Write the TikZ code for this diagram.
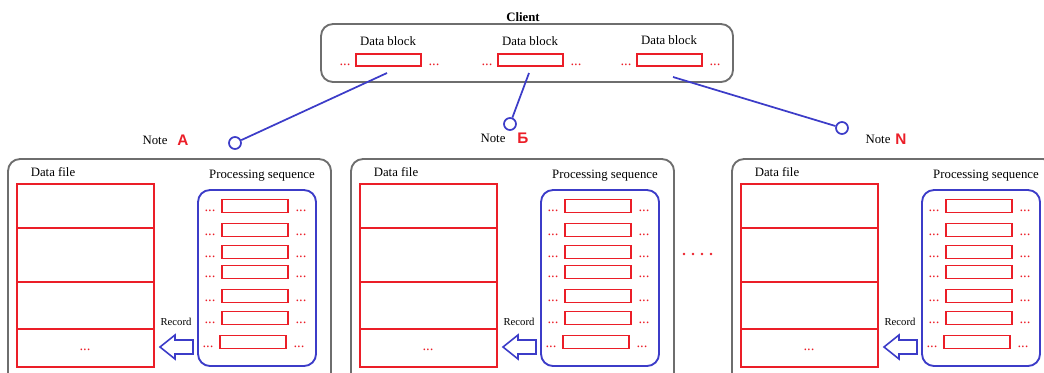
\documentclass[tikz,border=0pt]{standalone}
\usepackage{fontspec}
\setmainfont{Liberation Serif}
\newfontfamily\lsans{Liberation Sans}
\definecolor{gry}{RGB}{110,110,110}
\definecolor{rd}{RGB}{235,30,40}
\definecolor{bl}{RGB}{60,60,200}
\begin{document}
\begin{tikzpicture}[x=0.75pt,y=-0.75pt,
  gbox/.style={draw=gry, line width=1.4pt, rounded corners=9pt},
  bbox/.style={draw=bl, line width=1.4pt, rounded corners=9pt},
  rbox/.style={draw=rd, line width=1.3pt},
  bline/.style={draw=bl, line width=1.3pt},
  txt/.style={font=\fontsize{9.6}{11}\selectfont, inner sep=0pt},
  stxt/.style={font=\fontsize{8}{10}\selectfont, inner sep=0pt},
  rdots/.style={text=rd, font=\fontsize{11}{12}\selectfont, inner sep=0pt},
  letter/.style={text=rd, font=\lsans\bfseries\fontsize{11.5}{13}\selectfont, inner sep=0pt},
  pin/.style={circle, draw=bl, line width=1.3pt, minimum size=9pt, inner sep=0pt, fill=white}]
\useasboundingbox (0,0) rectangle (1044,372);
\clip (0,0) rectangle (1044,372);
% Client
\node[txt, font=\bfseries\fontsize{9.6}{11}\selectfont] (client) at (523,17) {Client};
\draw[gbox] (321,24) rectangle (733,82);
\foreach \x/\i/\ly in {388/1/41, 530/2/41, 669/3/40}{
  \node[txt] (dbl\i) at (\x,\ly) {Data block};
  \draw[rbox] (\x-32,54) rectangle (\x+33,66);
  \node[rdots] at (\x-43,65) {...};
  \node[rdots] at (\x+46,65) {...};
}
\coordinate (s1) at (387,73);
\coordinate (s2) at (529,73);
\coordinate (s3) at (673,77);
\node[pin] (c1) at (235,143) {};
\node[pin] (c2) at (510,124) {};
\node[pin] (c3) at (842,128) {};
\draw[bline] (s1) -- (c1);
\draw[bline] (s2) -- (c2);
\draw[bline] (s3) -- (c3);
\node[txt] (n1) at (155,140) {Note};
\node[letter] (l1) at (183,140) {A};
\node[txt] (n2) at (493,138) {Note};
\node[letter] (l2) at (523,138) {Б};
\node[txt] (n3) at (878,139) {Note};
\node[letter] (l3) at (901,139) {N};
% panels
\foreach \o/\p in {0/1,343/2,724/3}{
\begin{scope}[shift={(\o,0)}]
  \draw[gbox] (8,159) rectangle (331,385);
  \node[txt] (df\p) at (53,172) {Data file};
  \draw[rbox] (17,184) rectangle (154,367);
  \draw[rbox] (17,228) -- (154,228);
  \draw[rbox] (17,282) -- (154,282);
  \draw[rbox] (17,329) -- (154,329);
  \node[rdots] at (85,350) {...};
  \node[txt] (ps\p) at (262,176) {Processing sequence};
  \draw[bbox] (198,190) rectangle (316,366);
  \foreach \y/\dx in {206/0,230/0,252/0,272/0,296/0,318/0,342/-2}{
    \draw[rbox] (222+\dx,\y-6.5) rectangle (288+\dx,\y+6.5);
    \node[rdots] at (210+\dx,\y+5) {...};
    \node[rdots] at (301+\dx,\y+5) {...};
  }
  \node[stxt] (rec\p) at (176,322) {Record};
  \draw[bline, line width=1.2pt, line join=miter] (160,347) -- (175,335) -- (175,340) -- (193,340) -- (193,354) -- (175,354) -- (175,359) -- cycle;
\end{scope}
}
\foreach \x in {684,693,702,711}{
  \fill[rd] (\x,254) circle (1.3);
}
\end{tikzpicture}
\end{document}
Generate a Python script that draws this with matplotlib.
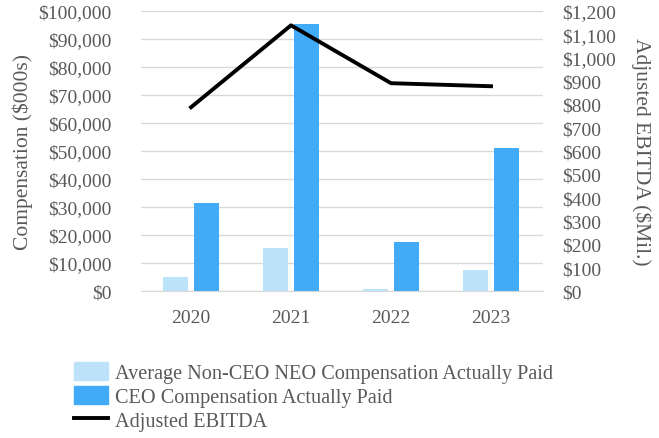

-- Your task --
Extract the full listing above verbatim; pictures are to be left out of the copy.

-- Result for this task --
Write the TikZ code for this diagram.
\documentclass[tikz,border=0pt]{standalone}
\usepackage{fontspec}
\setmainfont{Liberation Serif}
\newfontfamily\lsans{Liberation Sans}
\definecolor{gry}{RGB}{110,110,110}
\definecolor{rd}{RGB}{235,30,40}
\definecolor{bl}{RGB}{60,60,200}
\begin{document}
\begin{tikzpicture}[x=0.75pt,y=-0.75pt,
  gbox/.style={draw=gry, line width=1.4pt, rounded corners=9pt},
  bbox/.style={draw=bl, line width=1.4pt, rounded corners=9pt},
  rbox/.style={draw=rd, line width=1.3pt},
  bline/.style={draw=bl, line width=1.3pt},
  txt/.style={font=\fontsize{9.6}{11}\selectfont, inner sep=0pt},
  stxt/.style={font=\fontsize{8}{10}\selectfont, inner sep=0pt},
  rdots/.style={text=rd, font=\fontsize{11}{12}\selectfont, inner sep=0pt},
  letter/.style={text=rd, font=\lsans\bfseries\fontsize{11.5}{13}\selectfont, inner sep=0pt},
  pin/.style={circle, draw=bl, line width=1.3pt, minimum size=9pt, inner sep=0pt, fill=white}]
\useasboundingbox (0,0) rectangle (1044,372);
\clip (0,0) rectangle (1044,372);
% Client
\node[txt, font=\bfseries\fontsize{9.6}{11}\selectfont] (client) at (523,17) {Client};
\draw[gbox] (321,24) rectangle (733,82);
\foreach \x/\i/\ly in {388/1/41, 530/2/41, 669/3/40}{
  \node[txt] (dbl\i) at (\x,\ly) {Data block};
  \draw[rbox] (\x-32,54) rectangle (\x+33,66);
  \node[rdots] at (\x-43,65) {...};
  \node[rdots] at (\x+46,65) {...};
}
\coordinate (s1) at (387,73);
\coordinate (s2) at (529,73);
\coordinate (s3) at (673,77);
\node[pin] (c1) at (235,143) {};
\node[pin] (c2) at (510,124) {};
\node[pin] (c3) at (842,128) {};
\draw[bline] (s1) -- (c1);
\draw[bline] (s2) -- (c2);
\draw[bline] (s3) -- (c3);
\node[txt] (n1) at (155,140) {Note};
\node[letter] (l1) at (183,140) {A};
\node[txt] (n2) at (493,138) {Note};
\node[letter] (l2) at (523,138) {Б};
\node[txt] (n3) at (878,139) {Note};
\node[letter] (l3) at (901,139) {N};
% panels
\foreach \o/\p in {0/1,343/2,724/3}{
\begin{scope}[shift={(\o,0)}]
  \draw[gbox] (8,159) rectangle (331,385);
  \node[txt] (df\p) at (53,172) {Data file};
  \draw[rbox] (17,184) rectangle (154,367);
  \draw[rbox] (17,228) -- (154,228);
  \draw[rbox] (17,282) -- (154,282);
  \draw[rbox] (17,329) -- (154,329);
  \node[rdots] at (85,350) {...};
  \node[txt] (ps\p) at (262,176) {Processing sequence};
  \draw[bbox] (198,190) rectangle (316,366);
  \foreach \y/\dx in {206/0,230/0,252/0,272/0,296/0,318/0,342/-2}{
    \draw[rbox] (222+\dx,\y-6.5) rectangle (288+\dx,\y+6.5);
    \node[rdots] at (210+\dx,\y+5) {...};
    \node[rdots] at (301+\dx,\y+5) {...};
  }
  \node[stxt] (rec\p) at (176,322) {Record};
  \draw[bline, line width=1.2pt, line join=miter] (160,347) -- (175,335) -- (175,340) -- (193,340) -- (193,354) -- (175,354) -- (175,359) -- cycle;
\end{scope}
}
\foreach \x in {684,693,702,711}{
  \fill[rd] (\x,254) circle (1.3);
}
\end{tikzpicture}
\end{document}
Generate a Python script that draws this with matplotlib.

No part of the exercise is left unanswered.